#### Given request:
Report the count of lines where the string "standalone" appears, and nothing else.

[Code that draws figures]
□ □ □ □ □
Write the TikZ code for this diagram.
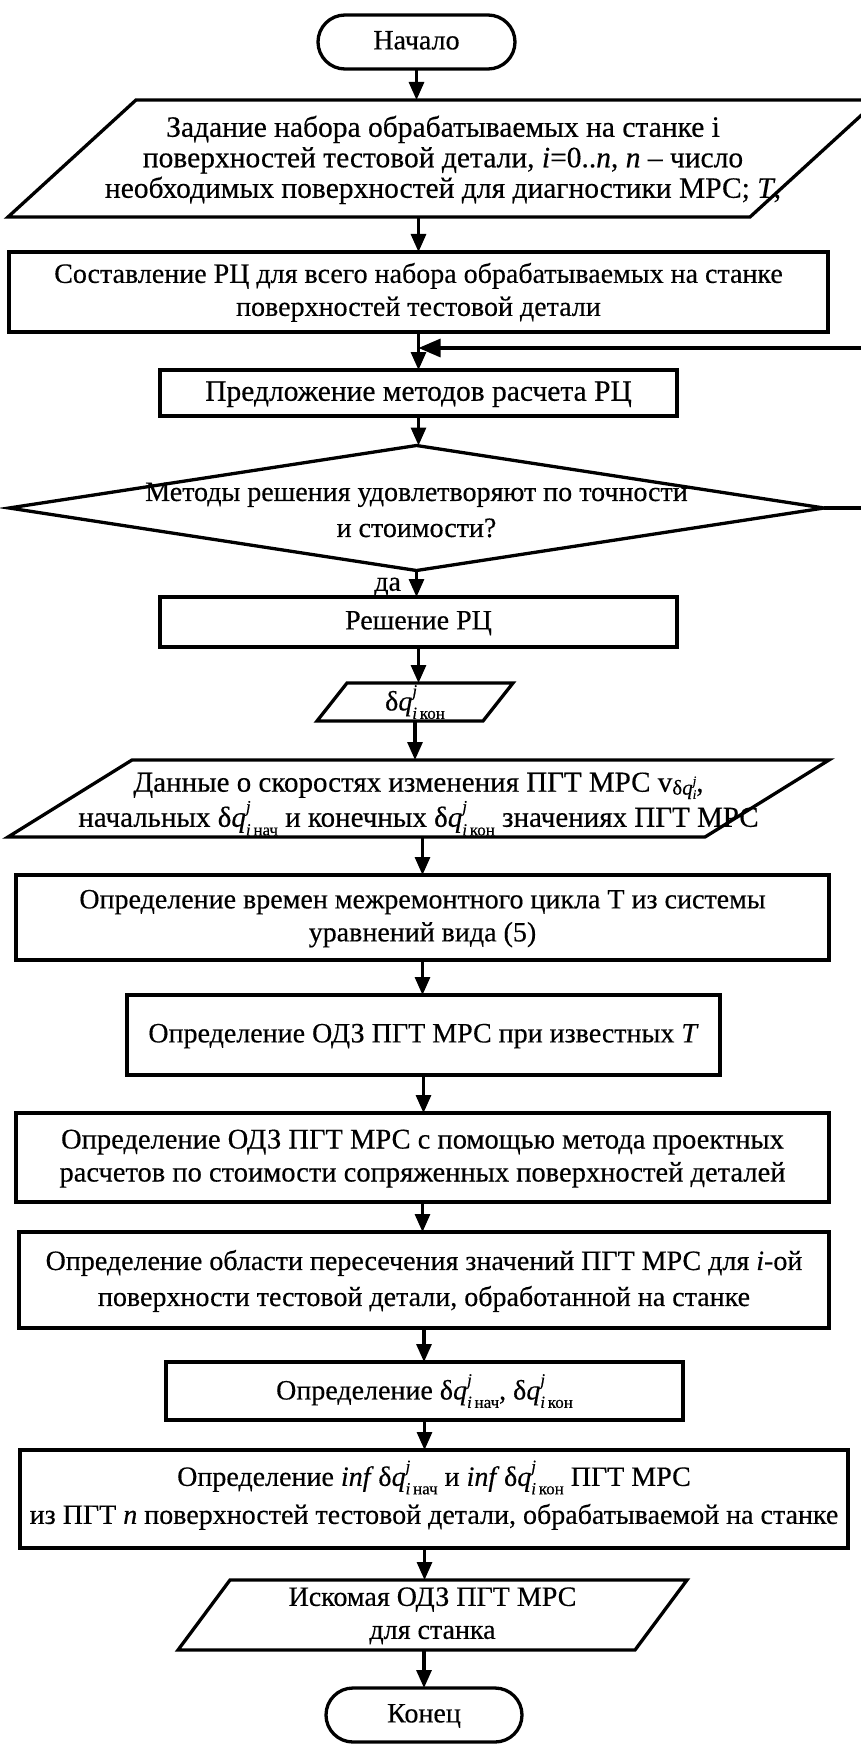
\documentclass[tikz,border=0pt]{standalone}
\usepackage{fontspec}
\setmainfont{Liberation Serif}[FakeBold=0.4]
\usetikzlibrary{arrows.meta,shapes.geometric,shapes.misc,calc}
\newcommand{\tx}[1]{\makebox[0pt]{\raisebox{-0.25em}[0pt][0pt]{\begin{tabular}{@{}c@{}}#1\end{tabular}}}}
\newcommand{\ssz}{\fontsize{17}{17}\selectfont}
\newcommand{\tsz}{\fontsize{13}{13}\selectfont}
\newcommand{\dq}[1]{δ\textit{q}\makebox[0pt][l]{\raisebox{0.5em}{\ssz\textit{j}}}\raisebox{-0.3em}{\ssz\textit{i}\,#1}}
\newcommand{\vdq}{v\raisebox{-0.1em}{\fontsize{21}{21}\selectfont δ\textit{q}\makebox[0pt][l]{\raisebox{0.45em}{\tsz\textit{j}}}\raisebox{-0.2em}{\tsz\textit{i}}}}
\newcommand{\paraline}[2]{\draw[shp] ([xshift=-#2]#1.south west) -- ([xshift=#2]#1.north west) -- ([xshift=#2]#1.north east) -- ([xshift=-#2]#1.south east) -- cycle;}
\tikzset{
  shp/.style={line width=3.3pt, line join=miter},
  box/.style={shp, draw, rectangle, inner sep=0pt, outer sep=0pt},
  term/.style={shp, draw, rounded rectangle, inner sep=0pt, outer sep=0pt},
  dec/.style={shp, draw, diamond, inner sep=0pt, outer sep=0pt},
  iotext/.style={rectangle, inner sep=0pt, outer sep=0pt},
  arr/.style={line width=3.1pt, -{Triangle[length=18pt,width=15pt]}},
  arrbig/.style={line width=3.1pt, -{Triangle[length=22pt,width=18pt]}},
}
\begin{document}
\begin{tikzpicture}[x=1pt, y=-1pt, font=\fontsize{28}{33}\selectfont]
\useasboundingbox (0,0) rectangle (861,1744);
\fill[white] (0,0) rectangle (861,1744);
\clip (0,0) rectangle (861,1744);

\node[term, minimum width=197pt, minimum height=54pt] (start) at (416.5,42) {\tx{Начало}};

\node[iotext, minimum width=742pt, minimum height=117pt] (p1) at (443,158.5)
  {\raisebox{-3pt}{\fontsize{29.5}{30.5}\selectfont\tx{Задание набора обрабатываемых на станке i\\ поверхностей тестовой детали, \textit{i}=0..\textit{n}, \textit{n} – число\\ необходимых поверхностей для диагностики МРС; \textit{T},}}};
\paraline{p1}{64pt}

\node[box, minimum width=819pt, minimum height=80pt] (b2) at (418.5,292)
  {\tx{Составление РЦ для всего набора обрабатываемых на станке\\ поверхностей тестовой детали}};

\node[box, minimum width=517pt, minimum height=46pt] (b3) at (418.5,393)
  {\fontsize{29.5}{33}\selectfont\tx{Предложение методов расчета РЦ}};

\node[dec, minimum width=815pt, minimum height=125pt] (dia) at (416.5,508)
  {\raisebox{-6pt}{\fontsize{28}{36}\selectfont\tx{Методы решения удовлетворяют по точности\\ и стоимости?}}};

\node[box, minimum width=517pt, minimum height=50pt] (b4) at (418.5,622)
  {\tx{Решение РЦ}};

\node[iotext, minimum width=166pt, minimum height=38pt] (p2) at (415,702)
  {\tx{\dq{кон}}};
\paraline{p2}{15pt}

\node[iotext, minimum width=697pt, minimum height=77pt] (p3) at (418.5,798.5)
  {\raisebox{-7pt}{\fontsize{29}{31}\selectfont\tx{Данные о скоростях изменения ПГТ МРС \vdq,\\ начальных \dq{нач} и конечных \dq{кон} значениях ПГТ МРС}}};
\paraline{p3}{62pt}

\node[box, minimum width=813pt, minimum height=85pt] (b5) at (422.5,917.5)
  {\tx{Определение времен межремонтного цикла Т из системы\\ уравнений вида (5)}};

\node[box, minimum width=593pt, minimum height=80pt] (b6) at (423.5,1035)
  {\tx{Определение ОДЗ ПГТ МРС при известных \textit{T}}};

\node[box, minimum width=813pt, minimum height=89pt] (b7) at (422.5,1157.5)
  {\fontsize{28.5}{33}\selectfont\tx{Определение ОДЗ ПГТ МРС с помощью метода проектных\\ расчетов по стоимости сопряженных поверхностей деталей}};

\node[box, minimum width=810pt, minimum height=96pt] (b8) at (424,1280)
  {\fontsize{28}{36}\selectfont\tx{Определение области пересечения значений ПГТ МРС для \textit{i}-ой\\ поверхности тестовой детали, обработанной на станке}};

\node[box, minimum width=517pt, minimum height=58pt] (b9) at (424.5,1391)
  {\tx{Определение \dq{нач}, \dq{кон}}};

\node[box, minimum width=828pt, minimum height=98pt] (b10) at (434,1499)
  {\raisebox{5pt}{\fontsize{28}{38}\selectfont\tx{Определение \textit{inf}\,\dq{нач} и \textit{inf}\,\dq{кон} ПГТ МРС\\ из ПГТ \textit{n} поверхностей тестовой детали, обрабатываемой на станке}}};

\node[iotext, minimum width=457pt, minimum height=70pt] (p4) at (432.5,1615)
  {\tx{Искомая ОДЗ ПГТ МРС\\ для станка}};
\paraline{p4}{26pt}

\node[term, minimum width=196pt, minimum height=54pt] (end) at (424,1715) {\tx{Конец}};

% connectors
\draw[arr] (start.south) -- (start.south |- p1.north);
\draw[arr] (b2.north |- p1.south) -- (b2.north);
\draw[arr] (b2.south) -- (b2.south |- b3.north);
\draw[arr] (b3.south) -- (b3.south |- dia.north);
\draw[arr] (dia.south) -- node[pos=0.62, left=14pt, inner sep=0pt] {да} (dia.south |- b4.north);
\draw[arr] (b4.south) -- (b4.south |- p2.north);
\draw[arr] (p2.south) -- (p2.south |- p3.north);
\draw[arr] (b5.north |- p3.south) -- (b5.north);
\draw[arr] (b5.south) -- (b5.south |- b6.north);
\draw[arr] (b6.south) -- (b6.south |- b7.north);
\draw[arr] (b7.south) -- (b7.south |- b8.north);
\draw[arr] (b8.south) -- (b8.south |- b9.north);
\draw[arr] (b9.south) -- (b9.south |- b10.north);
\draw[arr] (b9.south |- b10.south) -- (b9.south |- p4.north);
\draw[arr] (end.north |- p4.south) -- (end.north);

\coordinate (fb) at (880,348);
\draw[arrbig] (dia.east) -- (dia.east -| fb) -- (fb) -- (fb -| b3.north);
\end{tikzpicture}
\end{document}
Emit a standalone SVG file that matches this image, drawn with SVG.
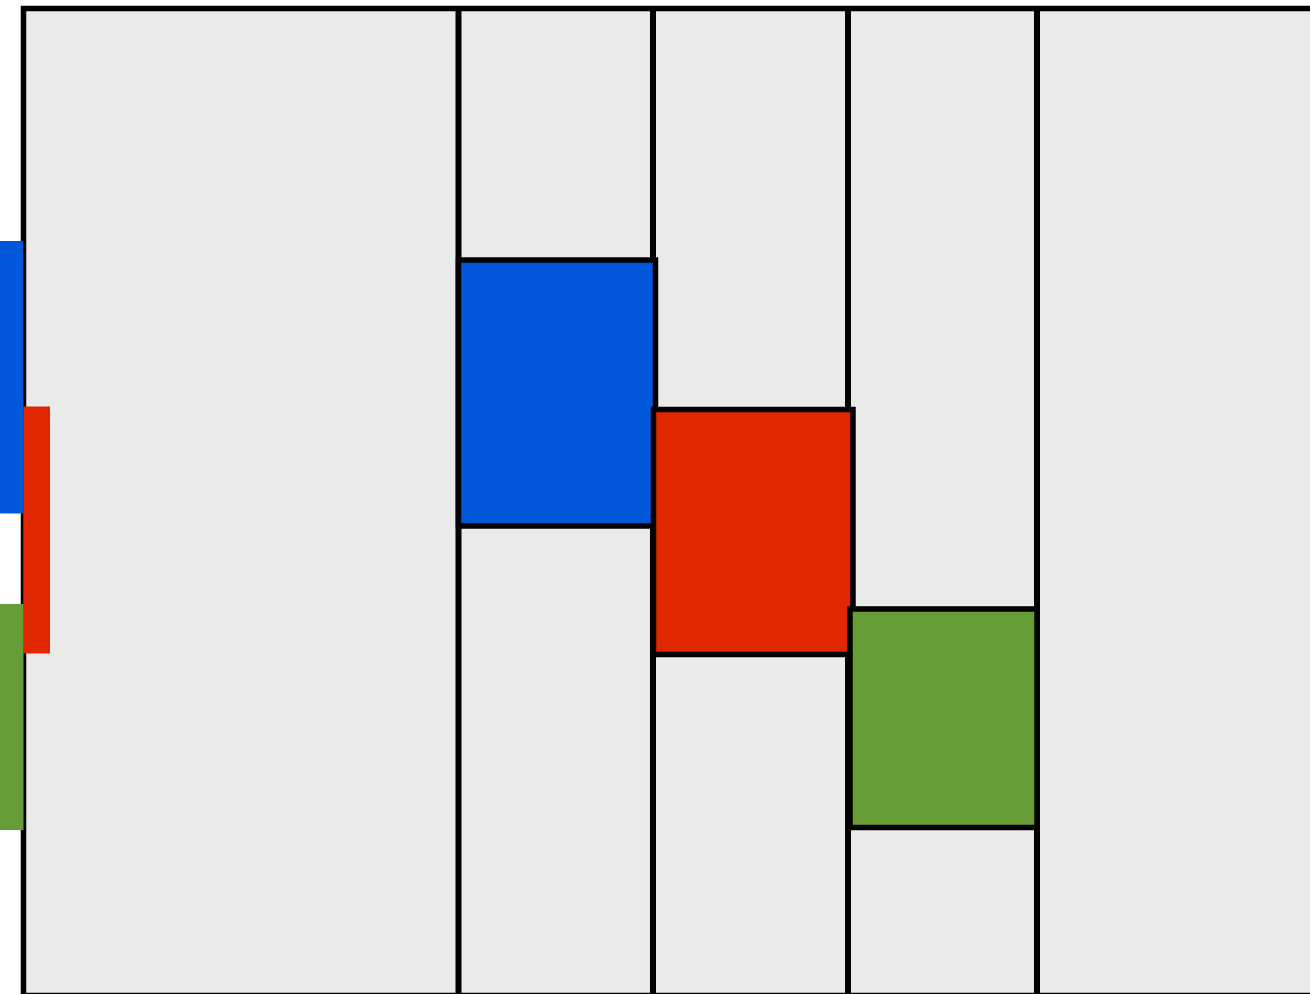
<svg xmlns="http://www.w3.org/2000/svg" width="1310" height="994" viewBox="0 0 1310 994">
<style>
.ln{stroke:#000;stroke-width:6;fill:none}
.box{stroke:#000;stroke-width:5.5}
</style>
<rect width="1310" height="994" fill="#fff"/>
<g id="frame">
<rect x="23.5" y="8.5" width="1300" height="987" fill="#eaeaea" class="box"/>
</g>
<g id="connectors">
<line class="ln" x1="458.5" y1="8" x2="458.5" y2="1000"/>
<line class="ln" x1="653" y1="8" x2="653" y2="1000"/>
<line class="ln" x1="848" y1="8" x2="848" y2="1000"/>
<line class="ln" x1="1037" y1="8" x2="1037" y2="1000"/>
</g>
<g id="blue-box"><rect class="box" x="458.5" y="260" width="197" height="266" fill="#0057d9"/></g>
<g id="red-box"><rect class="box" x="653.5" y="409.5" width="199.5" height="245" fill="#e02700"/></g>
<g id="green-box"><rect class="box" x="850" y="609" width="187" height="218.5" fill="#679d37"/></g>
<g id="blue-bar"><rect x="0" y="241" width="23.3" height="272.5" fill="#0057d9"/></g>
<g id="red-bar"><rect x="23.3" y="406.5" width="26.7" height="247" fill="#e02700"/></g>
<g id="green-bar"><rect x="0" y="604" width="23.5" height="226" fill="#679d37"/></g>
</svg>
□ □ □ □ □
#### Exercise answer:
2